Not true at all.
The Whigs were more a collection of factions than a party. The only thing that united them was distaste for everything Andrew Jackson stood for. They were the anti-populists of the era. Among the things they believed in were high protective tariffs, a central bank and a strong, vigorous federal government. What held them together was the presence of Henry Clay, the Great Compromiser, who had kept the Union from dissolving in 1820 and 1850 with two compromises that permitted the North and South to live in the same country.
Clay's death from tuberculosis in 1852 at age 75 marked the real end of the Whig Party. It lingered on for most of the 1850s, desperately trying to have it both ways on slavery, which had become the great divisive moral issue of the day. The fractured Whigs were replaced by the Republicans, a true anti-slavery party.
Well, there ya go!
I substituted ‘Immigration’ for ‘Slavery.’ ;)
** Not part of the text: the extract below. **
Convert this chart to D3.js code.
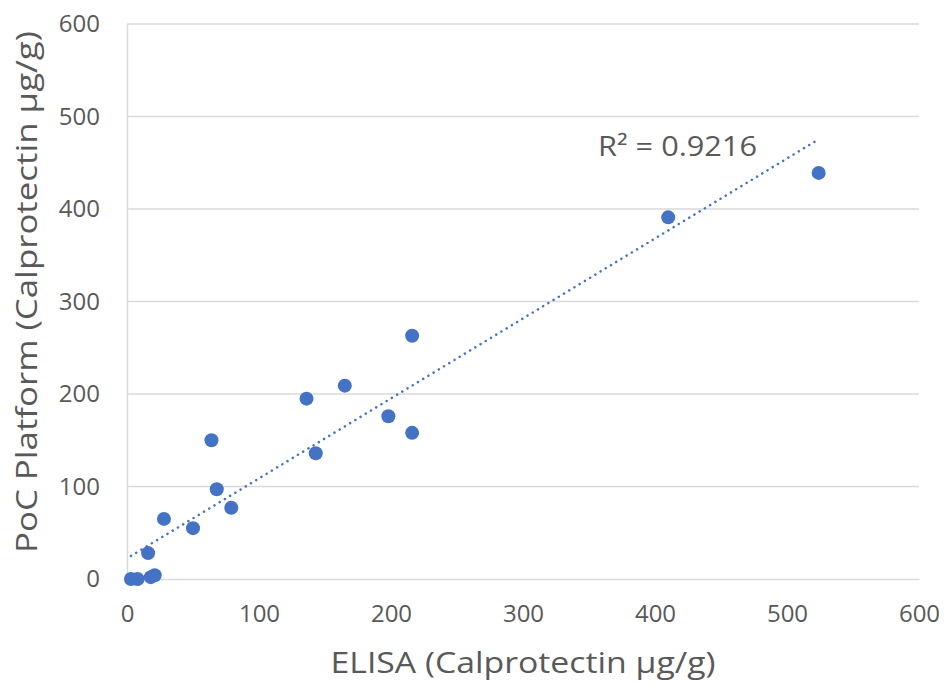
<!DOCTYPE html>
<html>
<head>
<meta charset="utf-8">
<script src="https://cdn.jsdelivr.net/npm/d3@7"></script>
<style>
  body { margin: 0; background: #fff; }
  text { font-family: "Open Sans", "Noto Sans", sans-serif; fill: #595959; }
</style>
</head>
<body>
<div id="chart"></div>
<script>
// Data
const elisa = [3, 8, 18, 21, 16, 28, 50, 68, 79, 64, 136, 143, 165, 198, 216, 216, 410, 524];
const poc   = [0, 0, 2, 4, 28, 65, 55, 97, 77, 150, 195, 136, 209, 176, 158, 263, 391, 439];
const xTicks = [0, 100, 200, 300, 400, 500, 600];
const yTicks = [0, 100, 200, 300, 400, 500, 600];
const r2Label = "R² = 0.9216";

const width = 947, height = 684;
const margin = { top: 24, right: 28, bottom: 105, left: 127 };

const svg = d3.select("#chart")
    .append("svg")
    .attr("width", width)
    .attr("height", height);

const x = d3.scaleLinear().domain([0, 600]).range([margin.left, width - margin.right]);
const y = d3.scaleLinear().domain([0, 600]).range([height - margin.bottom, margin.top]);

// Horizontal gridlines
svg.append("g")
    .selectAll("line")
    .data(yTicks.slice(1))
    .join("line")
    .attr("x1", x(0))
    .attr("x2", x(600))
    .attr("y1", d => y(d))
    .attr("y2", d => y(d))
    .attr("stroke", "#d9d9d9")
    .attr("stroke-width", 1.5);

// X axis
const xAxis = svg.append("g")
    .attr("transform", `translate(0,${y(0)})`)
    .call(d3.axisBottom(x).tickValues(xTicks).tickSize(0).tickPadding(26));
xAxis.select(".domain").attr("stroke", "#d9d9d9").attr("stroke-width", 1.5);
xAxis.selectAll("text").style("font-size", "24px").attr("fill", "#595959");

// Y axis
const yAxis = svg.append("g")
    .attr("transform", `translate(${x(0)},0)`)
    .call(d3.axisLeft(y).tickValues(yTicks).tickSize(0).tickPadding(27));
yAxis.select(".domain").attr("stroke", "#d9d9d9").attr("stroke-width", 1.5);
yAxis.selectAll("text").style("font-size", "24px").attr("fill", "#595959");

// Axis titles
svg.append("text")
    .attr("x", (x(0) + x(600)) / 2)
    .attr("y", 673)
    .attr("text-anchor", "middle")
    .attr("textLength", 385)
    .attr("lengthAdjust", "spacingAndGlyphs")
    .style("font-size", "30px")
    .text("ELISA (Calprotectin µg/g)");

svg.append("text")
    .attr("transform", `translate(37,292) rotate(-90)`)
    .attr("text-anchor", "middle")
    .attr("textLength", 522)
    .attr("lengthAdjust", "spacingAndGlyphs")
    .style("font-size", "30px")
    .text("PoC Platform (Calprotectin µg/g)");

// Linear trendline (least squares)
const pts = elisa.map((d, i) => [d, poc[i]]);
const mx = d3.mean(elisa), my = d3.mean(poc);
const slope = d3.sum(pts, p => (p[0] - mx) * (p[1] - my)) / d3.sum(pts, p => (p[0] - mx) ** 2);
const intercept = my - slope * mx;
const xr = d3.extent(elisa);

svg.append("line")
    .attr("x1", x(xr[0]))
    .attr("y1", y(intercept + slope * xr[0]))
    .attr("x2", x(xr[1]))
    .attr("y2", y(intercept + slope * xr[1]))
    .attr("stroke", "#4472c4")
    .attr("stroke-width", 2.5)
    .attr("stroke-linecap", "round")
    .attr("stroke-dasharray", "0.1 6");

// Points
svg.append("g")
    .selectAll("circle")
    .data(pts)
    .join("circle")
    .attr("cx", d => x(d[0]))
    .attr("cy", d => y(d[1]))
    .attr("r", 7)
    .attr("fill", "#4472c4");

// R² label
svg.append("text")
    .attr("x", 598)
    .attr("y", 156)
    .attr("textLength", 159)
    .attr("lengthAdjust", "spacingAndGlyphs")
    .style("font-size", "27px")
    .text(r2Label);
</script>
</body>
</html>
Like the Democratic party before the Civil War, the Whigs were a “bisectional” party that drew voters from both the North and South, explains Philip Wallach, a resident scholar at the American Enterprise Institute.
“Both parties therefore had an interest in keeping IMMIGRATION off the national agenda as much as possible,” says Wallach. “But in the case of the Whig party, it just couldn’t find any way of dealing with the IMMIGRATION issue that would satisfy both its Northern and Southern wings.”